Вот что очень важно. Конечно, мы ставим для себя и про себя. Но если контакт возникает с публикой… ради этого театр и существует. Не лаборатория, не воркшоп — а репертуарный театр.

И есть ответственность перед публикой. Причем не только у театра. Сейчас, когда публике внушается, что в театрах везде что-то нечисто, внушается последовательно и целенаправленно… По-моему — это безнравственно. Это надо остановить.

— Ребята прихватизировали все. И напоследок — карамзинское "Воруют!"

— Именно: нашли места, где происходят главные хищения в стране. Какие хищения?!

Это было б смешно до безобразия… если б не касалось конкретных людей.

Мы начали разговор с моих родителей. И я опять их вспомню. Их урок: что есть, что дано судьбой, — через то надо идти. И не падать под обстоятельствами. У меня есть ответственность перед артистами. Мой внутренний страх, моя не­уверенность передадутся им. Я не имею права быть злым или испуганным.

Человек всегда проходит через испытания. И это надо принять. Но сейчас вскипает протест, с ним трудно справляться. Против унижения, против насилия. Против Сони в клетке в зале суда… И Кирилла в клетке. И Леши Малобродского, которого показывают на мониторе, — он в СИЗО.

Это нельзя видеть! Никому не дано право так унижать людей! Ведь происходящее называется правосудием. От слов "правда", "право", "праведность", так? Судья должен разобраться в обстоятельствах дела и решить по чести: оставить или отпустить?

…Нас попросили выйти из зала на пятнадцать минут. Суд удалился на совещание. Потом вынесли двадцать напечатанных страниц. Как это возможно, если кто-то пытался разобраться? Или все спланировано заранее?

Как это время выдержать?
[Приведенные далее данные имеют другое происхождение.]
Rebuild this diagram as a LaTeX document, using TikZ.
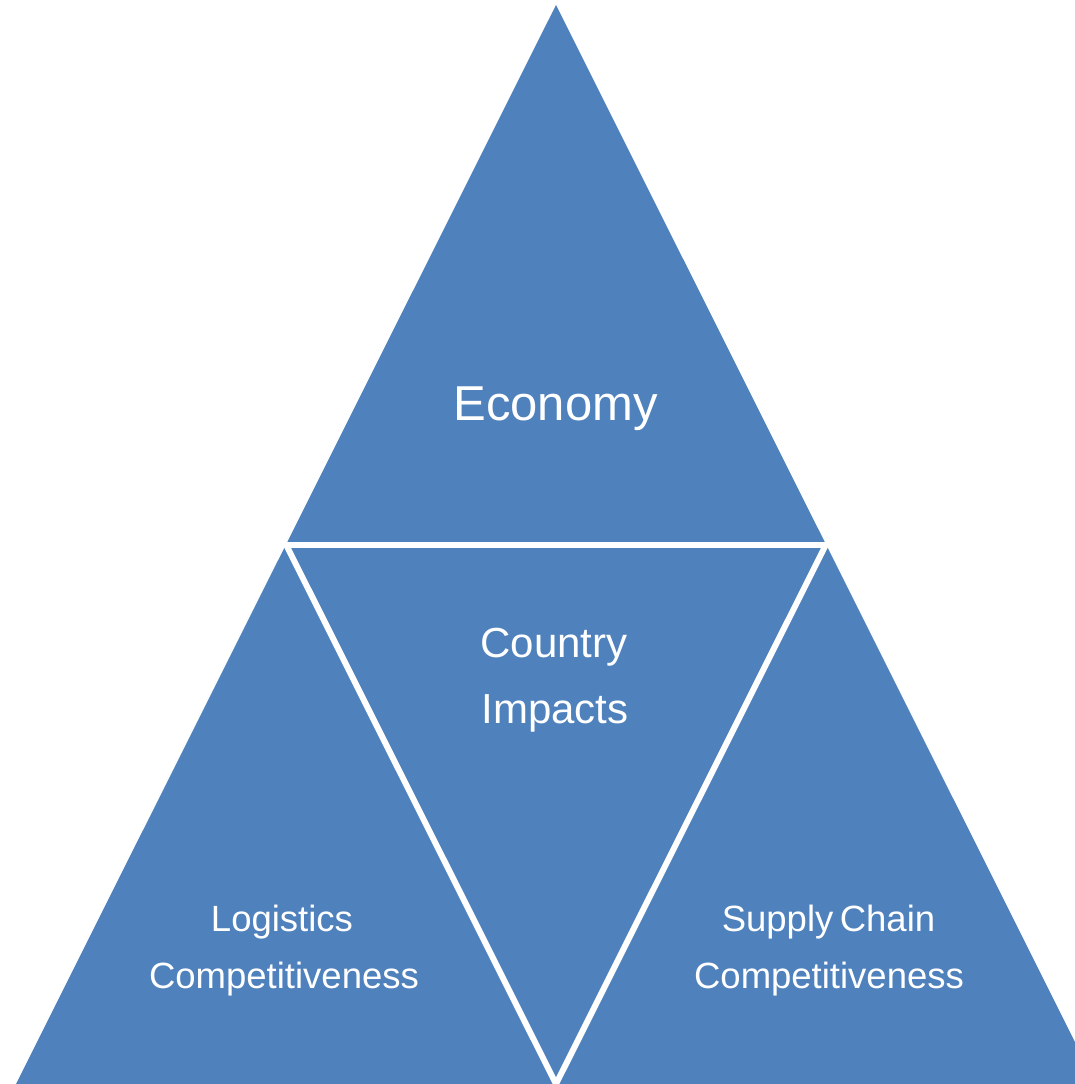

Мне кажется: людям близким надо сейчас держаться вместе.

Мы слишком разошлись: по партиям, по театральным вкусам, по интеллектуальным оттенкам. А вот это, происходящее, должно нас объединить. Всем, кто хочет жить, а не функционировать и отбывать, надо держаться друг за друга и смотреть друг на друга. Иногда такие взгляды дают возможность дышать. Возможно, — и это утопия. Но она нас держит.